Start of Extracted material
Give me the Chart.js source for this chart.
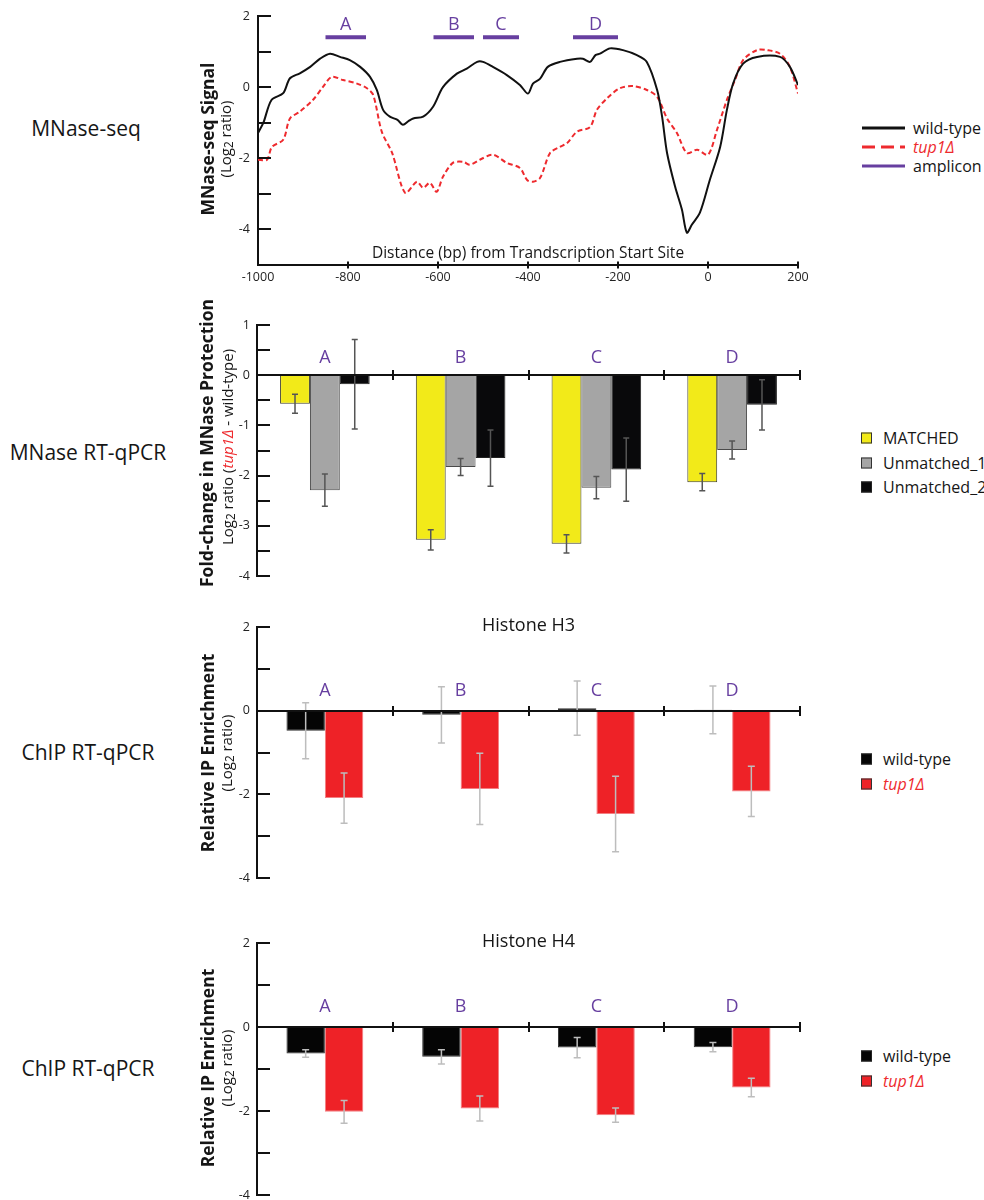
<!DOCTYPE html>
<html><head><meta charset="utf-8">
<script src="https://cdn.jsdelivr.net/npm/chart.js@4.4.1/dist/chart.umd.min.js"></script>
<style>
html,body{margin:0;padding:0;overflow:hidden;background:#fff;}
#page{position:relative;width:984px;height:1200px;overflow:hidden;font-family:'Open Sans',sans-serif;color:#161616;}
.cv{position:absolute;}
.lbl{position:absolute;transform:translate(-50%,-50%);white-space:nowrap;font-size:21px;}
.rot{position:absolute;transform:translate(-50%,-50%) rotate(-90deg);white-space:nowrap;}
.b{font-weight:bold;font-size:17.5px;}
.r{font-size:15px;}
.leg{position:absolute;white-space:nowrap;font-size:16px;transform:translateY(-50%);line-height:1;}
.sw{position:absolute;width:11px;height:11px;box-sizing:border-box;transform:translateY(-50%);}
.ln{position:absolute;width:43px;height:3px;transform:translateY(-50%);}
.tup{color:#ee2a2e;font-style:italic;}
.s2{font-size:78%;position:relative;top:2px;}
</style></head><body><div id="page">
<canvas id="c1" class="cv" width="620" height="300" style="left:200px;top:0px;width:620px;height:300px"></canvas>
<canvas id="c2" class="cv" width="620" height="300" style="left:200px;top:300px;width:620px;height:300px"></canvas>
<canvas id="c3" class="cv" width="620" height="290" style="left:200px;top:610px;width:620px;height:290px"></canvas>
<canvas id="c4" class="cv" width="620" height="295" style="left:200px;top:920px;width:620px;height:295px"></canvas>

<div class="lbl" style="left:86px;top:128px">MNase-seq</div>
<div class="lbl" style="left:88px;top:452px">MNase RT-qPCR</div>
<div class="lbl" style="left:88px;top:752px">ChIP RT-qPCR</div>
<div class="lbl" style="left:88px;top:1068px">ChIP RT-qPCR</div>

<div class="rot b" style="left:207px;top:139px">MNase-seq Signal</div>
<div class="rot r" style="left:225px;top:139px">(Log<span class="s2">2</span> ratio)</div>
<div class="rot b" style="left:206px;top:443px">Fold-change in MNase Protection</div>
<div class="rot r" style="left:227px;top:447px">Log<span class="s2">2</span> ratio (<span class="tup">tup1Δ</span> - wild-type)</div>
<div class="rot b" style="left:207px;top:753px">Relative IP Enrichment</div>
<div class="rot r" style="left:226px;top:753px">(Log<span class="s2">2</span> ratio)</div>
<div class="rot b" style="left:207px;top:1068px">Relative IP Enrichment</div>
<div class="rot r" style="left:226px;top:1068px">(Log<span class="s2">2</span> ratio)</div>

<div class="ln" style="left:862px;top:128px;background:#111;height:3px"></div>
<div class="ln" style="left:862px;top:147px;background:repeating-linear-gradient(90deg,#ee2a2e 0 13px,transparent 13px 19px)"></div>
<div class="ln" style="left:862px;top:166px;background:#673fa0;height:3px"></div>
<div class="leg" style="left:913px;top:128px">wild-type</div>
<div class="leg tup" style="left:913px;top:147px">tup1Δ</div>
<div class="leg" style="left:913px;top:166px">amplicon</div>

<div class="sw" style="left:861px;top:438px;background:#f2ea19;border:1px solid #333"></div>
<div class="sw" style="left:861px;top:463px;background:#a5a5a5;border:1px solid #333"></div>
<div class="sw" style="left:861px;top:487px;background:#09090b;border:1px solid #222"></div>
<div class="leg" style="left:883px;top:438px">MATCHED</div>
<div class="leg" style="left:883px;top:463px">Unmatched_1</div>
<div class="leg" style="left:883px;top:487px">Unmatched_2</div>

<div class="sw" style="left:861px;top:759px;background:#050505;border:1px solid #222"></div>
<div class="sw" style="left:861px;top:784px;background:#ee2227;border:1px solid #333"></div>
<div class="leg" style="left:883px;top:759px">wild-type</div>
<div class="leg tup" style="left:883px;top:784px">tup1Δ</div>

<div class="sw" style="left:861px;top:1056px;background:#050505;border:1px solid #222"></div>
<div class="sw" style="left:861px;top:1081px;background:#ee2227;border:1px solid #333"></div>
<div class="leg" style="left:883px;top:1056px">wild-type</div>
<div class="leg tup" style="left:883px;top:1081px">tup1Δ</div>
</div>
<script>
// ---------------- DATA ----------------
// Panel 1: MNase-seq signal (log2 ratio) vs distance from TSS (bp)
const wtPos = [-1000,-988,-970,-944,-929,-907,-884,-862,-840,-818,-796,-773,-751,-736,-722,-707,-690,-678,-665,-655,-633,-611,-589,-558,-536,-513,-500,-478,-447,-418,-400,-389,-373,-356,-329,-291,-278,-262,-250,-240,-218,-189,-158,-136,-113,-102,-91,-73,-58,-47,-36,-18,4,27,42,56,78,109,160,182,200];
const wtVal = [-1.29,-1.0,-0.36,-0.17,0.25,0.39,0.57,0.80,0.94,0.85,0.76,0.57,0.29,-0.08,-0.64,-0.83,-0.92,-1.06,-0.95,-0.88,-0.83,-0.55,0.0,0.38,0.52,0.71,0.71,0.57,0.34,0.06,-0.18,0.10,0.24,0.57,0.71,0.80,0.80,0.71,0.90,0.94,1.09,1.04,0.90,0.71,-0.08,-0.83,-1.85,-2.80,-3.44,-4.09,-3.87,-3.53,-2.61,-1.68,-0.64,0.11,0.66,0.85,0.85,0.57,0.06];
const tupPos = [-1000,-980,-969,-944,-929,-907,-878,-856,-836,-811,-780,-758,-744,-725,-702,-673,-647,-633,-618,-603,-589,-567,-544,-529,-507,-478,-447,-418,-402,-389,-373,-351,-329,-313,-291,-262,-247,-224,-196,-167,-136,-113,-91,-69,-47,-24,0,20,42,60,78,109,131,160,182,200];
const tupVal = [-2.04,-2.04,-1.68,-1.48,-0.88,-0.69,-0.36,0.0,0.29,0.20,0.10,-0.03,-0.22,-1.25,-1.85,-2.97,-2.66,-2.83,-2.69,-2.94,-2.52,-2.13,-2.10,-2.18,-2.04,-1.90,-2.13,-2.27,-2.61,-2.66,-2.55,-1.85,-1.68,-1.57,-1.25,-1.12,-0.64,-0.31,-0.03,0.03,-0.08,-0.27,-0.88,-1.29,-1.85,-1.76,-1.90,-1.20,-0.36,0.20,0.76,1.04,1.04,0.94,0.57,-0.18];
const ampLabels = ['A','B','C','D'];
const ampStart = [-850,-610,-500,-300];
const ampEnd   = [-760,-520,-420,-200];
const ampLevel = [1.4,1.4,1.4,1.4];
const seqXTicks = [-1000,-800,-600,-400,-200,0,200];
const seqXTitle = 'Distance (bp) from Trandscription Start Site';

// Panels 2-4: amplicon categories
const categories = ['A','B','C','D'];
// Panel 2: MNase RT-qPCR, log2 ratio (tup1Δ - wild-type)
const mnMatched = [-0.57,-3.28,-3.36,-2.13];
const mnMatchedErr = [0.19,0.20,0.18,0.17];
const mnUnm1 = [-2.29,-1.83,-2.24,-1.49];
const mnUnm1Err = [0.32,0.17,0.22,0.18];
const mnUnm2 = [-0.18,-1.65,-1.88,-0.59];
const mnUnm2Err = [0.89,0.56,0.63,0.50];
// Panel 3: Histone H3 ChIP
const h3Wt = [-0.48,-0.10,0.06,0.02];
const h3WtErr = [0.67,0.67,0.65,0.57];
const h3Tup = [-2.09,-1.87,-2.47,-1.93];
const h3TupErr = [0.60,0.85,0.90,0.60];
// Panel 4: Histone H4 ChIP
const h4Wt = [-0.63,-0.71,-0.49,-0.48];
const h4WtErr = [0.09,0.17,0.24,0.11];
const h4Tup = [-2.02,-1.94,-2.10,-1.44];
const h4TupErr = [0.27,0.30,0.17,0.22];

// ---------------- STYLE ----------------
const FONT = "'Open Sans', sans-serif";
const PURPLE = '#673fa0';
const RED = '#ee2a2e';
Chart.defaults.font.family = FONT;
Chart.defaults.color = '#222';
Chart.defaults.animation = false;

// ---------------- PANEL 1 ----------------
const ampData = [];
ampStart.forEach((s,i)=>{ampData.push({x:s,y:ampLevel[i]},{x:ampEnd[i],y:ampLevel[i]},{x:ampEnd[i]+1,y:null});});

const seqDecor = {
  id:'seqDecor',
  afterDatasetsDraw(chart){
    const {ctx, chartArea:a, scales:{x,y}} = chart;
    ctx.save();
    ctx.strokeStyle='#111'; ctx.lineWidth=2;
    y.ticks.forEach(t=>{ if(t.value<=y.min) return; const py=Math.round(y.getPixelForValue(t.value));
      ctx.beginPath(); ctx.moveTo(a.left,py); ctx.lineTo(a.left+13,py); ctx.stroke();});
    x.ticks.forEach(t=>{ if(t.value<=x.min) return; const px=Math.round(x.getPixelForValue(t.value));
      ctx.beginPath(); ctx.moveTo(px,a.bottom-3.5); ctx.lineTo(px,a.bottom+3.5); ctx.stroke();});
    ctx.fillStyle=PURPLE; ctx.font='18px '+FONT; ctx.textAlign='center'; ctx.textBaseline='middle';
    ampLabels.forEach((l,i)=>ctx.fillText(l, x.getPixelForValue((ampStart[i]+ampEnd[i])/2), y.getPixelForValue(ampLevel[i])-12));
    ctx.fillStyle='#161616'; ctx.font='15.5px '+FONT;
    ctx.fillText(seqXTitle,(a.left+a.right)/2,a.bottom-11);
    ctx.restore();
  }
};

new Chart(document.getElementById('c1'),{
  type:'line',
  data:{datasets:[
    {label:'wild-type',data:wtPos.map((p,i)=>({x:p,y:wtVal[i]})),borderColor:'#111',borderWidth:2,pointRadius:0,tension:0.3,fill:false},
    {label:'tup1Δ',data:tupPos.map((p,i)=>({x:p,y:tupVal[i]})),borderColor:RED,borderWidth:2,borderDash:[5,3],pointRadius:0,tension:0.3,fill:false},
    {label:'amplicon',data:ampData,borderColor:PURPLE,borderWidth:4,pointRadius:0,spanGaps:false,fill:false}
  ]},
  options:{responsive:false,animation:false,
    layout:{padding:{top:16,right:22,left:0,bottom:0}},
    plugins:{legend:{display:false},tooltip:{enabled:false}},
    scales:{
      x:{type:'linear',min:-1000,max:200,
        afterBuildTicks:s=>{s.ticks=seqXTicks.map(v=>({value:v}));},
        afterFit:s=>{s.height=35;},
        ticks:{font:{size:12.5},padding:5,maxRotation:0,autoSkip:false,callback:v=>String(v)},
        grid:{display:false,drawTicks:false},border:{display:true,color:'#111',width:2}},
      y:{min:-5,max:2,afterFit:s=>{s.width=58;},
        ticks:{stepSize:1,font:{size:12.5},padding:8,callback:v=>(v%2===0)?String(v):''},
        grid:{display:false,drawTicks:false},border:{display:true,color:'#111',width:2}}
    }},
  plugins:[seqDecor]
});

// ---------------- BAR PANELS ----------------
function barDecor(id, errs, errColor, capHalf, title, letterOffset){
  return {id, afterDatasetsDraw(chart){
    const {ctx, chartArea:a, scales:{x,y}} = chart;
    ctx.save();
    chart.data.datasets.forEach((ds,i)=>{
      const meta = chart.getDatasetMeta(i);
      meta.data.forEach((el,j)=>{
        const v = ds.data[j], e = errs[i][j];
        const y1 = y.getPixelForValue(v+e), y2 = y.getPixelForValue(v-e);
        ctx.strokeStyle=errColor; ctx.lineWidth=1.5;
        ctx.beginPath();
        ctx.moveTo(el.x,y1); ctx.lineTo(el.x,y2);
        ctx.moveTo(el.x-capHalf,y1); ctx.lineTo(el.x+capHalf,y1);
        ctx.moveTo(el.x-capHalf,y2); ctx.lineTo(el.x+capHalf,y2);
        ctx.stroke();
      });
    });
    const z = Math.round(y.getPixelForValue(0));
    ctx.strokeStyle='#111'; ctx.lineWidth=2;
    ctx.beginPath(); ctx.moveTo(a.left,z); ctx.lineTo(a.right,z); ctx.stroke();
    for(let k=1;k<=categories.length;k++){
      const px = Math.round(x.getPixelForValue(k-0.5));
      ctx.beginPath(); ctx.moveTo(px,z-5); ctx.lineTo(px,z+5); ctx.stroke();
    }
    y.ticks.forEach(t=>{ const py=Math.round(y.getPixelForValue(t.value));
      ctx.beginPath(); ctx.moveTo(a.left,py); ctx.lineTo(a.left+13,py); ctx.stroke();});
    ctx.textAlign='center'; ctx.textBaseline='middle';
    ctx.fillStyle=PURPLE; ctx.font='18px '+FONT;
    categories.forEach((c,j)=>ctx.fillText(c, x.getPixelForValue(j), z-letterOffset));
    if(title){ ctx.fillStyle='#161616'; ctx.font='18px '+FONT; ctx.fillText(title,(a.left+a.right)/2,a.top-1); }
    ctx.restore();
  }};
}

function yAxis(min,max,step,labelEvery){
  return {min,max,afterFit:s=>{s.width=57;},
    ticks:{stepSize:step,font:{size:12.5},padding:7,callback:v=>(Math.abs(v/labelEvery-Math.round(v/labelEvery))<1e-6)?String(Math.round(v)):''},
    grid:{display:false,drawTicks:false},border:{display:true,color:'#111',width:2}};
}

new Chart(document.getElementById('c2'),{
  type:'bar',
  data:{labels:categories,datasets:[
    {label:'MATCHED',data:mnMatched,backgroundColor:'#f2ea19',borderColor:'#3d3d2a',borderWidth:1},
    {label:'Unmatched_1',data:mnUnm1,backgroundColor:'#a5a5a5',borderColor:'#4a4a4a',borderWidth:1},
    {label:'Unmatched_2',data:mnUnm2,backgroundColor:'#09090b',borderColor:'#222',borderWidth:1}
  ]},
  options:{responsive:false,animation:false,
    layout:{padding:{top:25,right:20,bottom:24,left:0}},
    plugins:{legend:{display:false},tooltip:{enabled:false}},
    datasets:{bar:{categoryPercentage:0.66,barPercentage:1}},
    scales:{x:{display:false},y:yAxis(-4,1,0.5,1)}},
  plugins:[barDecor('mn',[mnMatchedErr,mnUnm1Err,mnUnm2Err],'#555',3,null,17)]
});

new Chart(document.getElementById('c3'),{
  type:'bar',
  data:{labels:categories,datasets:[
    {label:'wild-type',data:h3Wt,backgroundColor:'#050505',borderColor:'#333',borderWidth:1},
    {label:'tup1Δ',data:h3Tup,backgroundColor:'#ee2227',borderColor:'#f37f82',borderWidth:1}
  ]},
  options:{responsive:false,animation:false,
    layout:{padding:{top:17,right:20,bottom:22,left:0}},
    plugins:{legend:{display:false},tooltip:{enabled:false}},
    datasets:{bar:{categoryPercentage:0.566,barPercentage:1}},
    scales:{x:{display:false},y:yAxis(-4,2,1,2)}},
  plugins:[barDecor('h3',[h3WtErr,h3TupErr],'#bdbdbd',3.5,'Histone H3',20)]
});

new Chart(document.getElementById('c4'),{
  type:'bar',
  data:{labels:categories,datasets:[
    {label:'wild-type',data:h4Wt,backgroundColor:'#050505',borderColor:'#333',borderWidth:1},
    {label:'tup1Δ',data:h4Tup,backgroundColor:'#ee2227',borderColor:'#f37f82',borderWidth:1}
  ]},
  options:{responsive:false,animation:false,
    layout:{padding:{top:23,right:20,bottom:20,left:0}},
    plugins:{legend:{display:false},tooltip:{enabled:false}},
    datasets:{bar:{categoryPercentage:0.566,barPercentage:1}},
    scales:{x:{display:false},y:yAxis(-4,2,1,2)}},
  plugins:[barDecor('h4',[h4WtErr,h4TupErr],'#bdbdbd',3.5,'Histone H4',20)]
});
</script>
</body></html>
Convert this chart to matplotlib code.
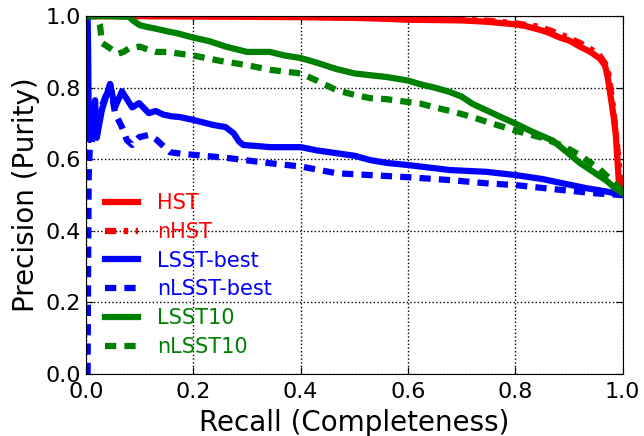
End of Extracted material
◆ **Work to complete**: Of the lines in the material, how many contain the word "this"? Reply with the number and nothing else.

◆ **Output below**: 2